Sometimes people ask me what I think is the most important “thing” that can help the patient to recover from mental illness. Many would guess it is the patient’s compliance to treatment, support and love from family members, getting help from the right person/place etc. Yes these are all quite important.
But no, I think it’s the patient’s insight to his/her problems, that’s the most important factor.
First you need to be able to recognise that you have a problem. And then you seek help, and then you comply to the treatment, and then maybe your family support you throughout, and then you learn about your illness and how to prevent relapses. Without insight, none of this is possible.

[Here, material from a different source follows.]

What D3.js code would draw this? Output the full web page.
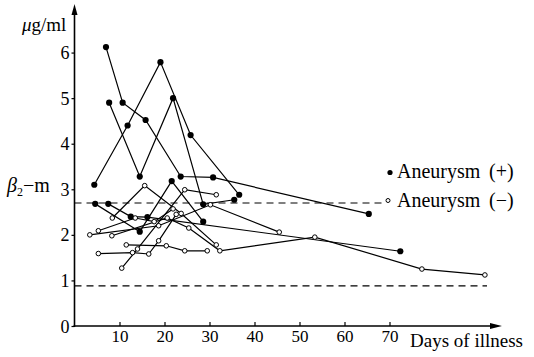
<!DOCTYPE html>
<html><head><meta charset="utf-8">
<script src="https://cdn.jsdelivr.net/npm/d3@7"></script>
<style>html,body{margin:0;padding:0;background:#fff;}</style>
</head>
<body><svg id="c" width="534" height="357" font-family="Liberation Serif"></svg>
<script>
// ---- data (day of illness, beta2-microglobulin µg/ml) ----
const xTicks = [10,20,30,40,50,60,70];
const yTicks = [0,1,2,3,4,5,6];
const normalLimits = [0.88, 2.7];
const legendLabels = ["Aneurysm (+)", "Aneurysm (\u2212)"];
// Aneurysm (+) patients
const pos1 = [[7.0,6.12],[10.7,4.9],[15.8,4.52],[23.6,3.28],[30.8,3.26],[65.4,2.46]];
const pos2 = [[7.7,4.9],[14.5,3.28],[21.9,5.0],[28.6,2.67],[35.5,2.77]];
const pos3 = [[4.4,3.1],[11.8,4.4],[19.1,5.79],[25.8,4.19],[36.6,2.88]];
const pos4 = [[4.6,2.68],[14.5,2.07],[21.6,3.18],[28.6,2.29]];
const pos5 = [[7.5,2.68],[12.5,2.40],[16.2,2.39],[72.4,1.64]];
// Aneurysm (-) patients
const neg1 = [[3.4,2.0],[18.7,2.2],[30.2,2.66],[45.5,2.06]];
const neg2 = [[5.3,2.09],[13.5,2.37],[17.7,2.29],[21.9,2.57]];
const neg3 = [[8.3,1.98],[20.6,2.37],[25.4,2.15],[32.3,1.65],[53.4,1.95],[77.2,1.25],[91.2,1.12]];
const neg4 = [[8.4,2.37],[15.6,3.08],[23.7,2.47],[31.5,1.78]];
const neg5 = [[10.5,1.27],[14.0,1.69],[24.5,2.99],[31.5,2.88]];
const neg6 = [[5.3,1.59],[12.9,1.61],[16.5,1.58],[18.7,1.87],[22.6,2.45]];
const neg7 = [[11.5,1.78],[20.4,1.76],[24.5,1.65],[29.5,1.65]];

const posSeries = [pos1,pos2,pos3,pos4,pos5];
const negSeries = [neg1,neg2,neg3,neg4,neg5,neg6,neg7];

// ---- drawing ----
const FONT = "Liberation Serif";
const svg = d3.select("#c");
const x = d3.scaleLinear().domain([0,95]).range([74.5,502]);
const y = d3.scaleLinear().domain([0,7]).range([326,7]);
const line = d3.line().x(d=>x(d[0])).y(d=>y(d[1]));

// normal-limit dashed lines
svg.append("line").attr("x1",x(0)).attr("x2",383).attr("y1",y(normalLimits[1])).attr("y2",y(normalLimits[1]))
  .attr("stroke","#000").attr("stroke-width",1.1).attr("stroke-dasharray","7,5");
svg.append("line").attr("x1",x(0)).attr("x2",487).attr("y1",y(normalLimits[0])).attr("y2",y(normalLimits[0]))
  .attr("stroke","#000").attr("stroke-width",1.1).attr("stroke-dasharray","7,5");

// axes
const yAxis = d3.axisLeft(y).tickValues(yTicks).tickSize(3).tickPadding(2).tickFormat(d3.format("d"));
const gy = svg.append("g").attr("transform",`translate(${x(0)},0)`).call(yAxis).attr("font-family",FONT);
gy.select(".domain").remove();
gy.selectAll("text").attr("font-family",FONT).attr("font-size",18).attr("fill","#000").attr("dy","0.34em");
gy.selectAll("line").attr("stroke","#000").attr("stroke-width",1.2);

const xAxis = d3.axisBottom(x).tickValues(xTicks).tickSize(-4).tickPadding(4).tickFormat(d3.format("d"));
const gx = svg.append("g").attr("transform",`translate(0,${y(0)})`).call(xAxis).attr("font-family",FONT);
gx.select(".domain").remove();
gx.selectAll("text").attr("font-family",FONT).attr("font-size",17).attr("fill","#000");
gx.selectAll("line").attr("stroke","#000").attr("stroke-width",1.2);

// axis lines with arrows
svg.append("line").attr("x1",x(0)).attr("x2",x(0)).attr("y1",y(0)+1).attr("y2",12)
  .attr("stroke","#000").attr("stroke-width",1.6);
svg.append("path").attr("d",`M${x(0)},4 L${x(0)-3},15 L${x(0)+3},15 Z`).attr("fill","#000");
svg.append("line").attr("x1",x(0)-1).attr("x2",492).attr("y1",y(0)).attr("y2",y(0))
  .attr("stroke","#000").attr("stroke-width",1.6);
svg.append("path").attr("d",`M502,${y(0)} L490,${y(0)-3} L490,${y(0)+3} Z`).attr("fill","#000");

// series lines
const allSeries = posSeries.concat(negSeries);
svg.append("g").selectAll("path").data(allSeries).join("path")
  .attr("d",line).attr("fill","none").attr("stroke","#000").attr("stroke-width",1.2);

// markers
svg.append("g").selectAll("circle").data(posSeries.flat()).join("circle")
  .attr("cx",d=>x(d[0])).attr("cy",d=>y(d[1])).attr("r",3.1).attr("fill","#000");
svg.append("g").selectAll("circle").data(negSeries.flat()).join("circle")
  .attr("cx",d=>x(d[0])).attr("cy",d=>y(d[1])).attr("r",2.3).attr("fill","#fff")
  .attr("stroke","#000").attr("stroke-width",1);

// axis titles
const ut = svg.append("text").attr("x",22).attr("y",31).attr("font-size",19).attr("font-family",FONT);
ut.append("tspan").attr("font-style","italic").attr("font-family",FONT).text("\u03bc");
ut.append("tspan").attr("font-family",FONT).text("g/ml");
const bt = svg.append("text").attr("x",7).attr("y",192).attr("font-size",20).attr("font-family",FONT);
bt.append("tspan").attr("font-style","italic").attr("font-family",FONT).text("\u03b2");
bt.append("tspan").attr("font-size",12).attr("dy",4).attr("font-family",FONT).text("2");
bt.append("tspan").attr("dy",-4).attr("font-family",FONT).text("\u2212m");
svg.append("text").attr("x",410).attr("y",347).attr("font-size",19).attr("font-family",FONT).text("Days of illness");

// legend
svg.append("circle").attr("cx",390).attr("cy",172.5).attr("r",2.6).attr("fill","#000");
const l1 = svg.append("text").attr("x",397).attr("y",178).attr("font-size",20).attr("font-family",FONT);
l1.append("tspan").attr("font-family",FONT).text(legendLabels[0].split(" ")[0]);
l1.append("tspan").attr("x",489).attr("font-family",FONT).text(legendLabels[0].split(" ")[1]);
svg.append("circle").attr("cx",388).attr("cy",200.5).attr("r",2).attr("fill","#fff").attr("stroke","#000").attr("stroke-width",1);
const l2 = svg.append("text").attr("x",397).attr("y",206.5).attr("font-size",20).attr("font-family",FONT);
l2.append("tspan").attr("font-family",FONT).text(legendLabels[1].split(" ")[0]);
l2.append("tspan").attr("x",489).attr("font-family",FONT).text(legendLabels[1].split(" ")[1]);
</script></body></html>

Yes I have mentioned before that for some patients with no insights to their problems, sometimes family members can put medicine into their food/drink. But do you think family member can consistently and successfully put the medicine each and every time? Do you think they can fully recover after a period of time? Do you think next time they have a relapse the patient can spot the early warning signs themselves? Do you think family members can be there all the time? Do you think about the consequences if and when the patient finds out?
Many people don’t recognise their problem as a problem, and allow it to worsen. It’s a bit like liver cancer, you don’t feel pain, you don’t see any symptoms, by the time it’s discovered, the cancer could have spreaded quite badly. But what we are talking about here is worse than liver cancer, some people with clinical depression don’t recognise it even until the time they jump down from the building and end their lives – they still think it’s their problems that they can’t cope, can’t face and manage adversity in life. They didn’t see that it could be their hormones, their brain circuits, and that maybe they need help (not on adversity in life), on their mood disorder (and perhaps learning some coping skills and become more resilient), and then they can face all the challenges by themselves again.
One’s insight to their problem affects all stages of treatment. Recognising symptoms of hearing voices as mental illness, recognising the need to seek help, recognising the need to be compliant to treatment, recognising how the illness functions, recognising how to prevent relapses, recognising when to see doctor whenever needed.
So sometimes I’ll tell people, it’s good enough that you recognise it as a problem and that you need help. Quite often this is to people with bipolar disorder (don’t recognise the manic phase as problem, as they enjoy it!), morbid jealousy (insist that it’s the partner that’s unfaithful, not their excessive jealousy and suspicion as the problems), schizophrenia (thinking the voices are real, they are not problems to them), depression (genuinely believing that they are useless, they can’t cope, they are stupid etc instead of seeing those as just negative automated thoughts) etc. Don’t worry too much once you have got the insights, there will be people trying to help you along the way. All you need to do first of all, is to reach out, really.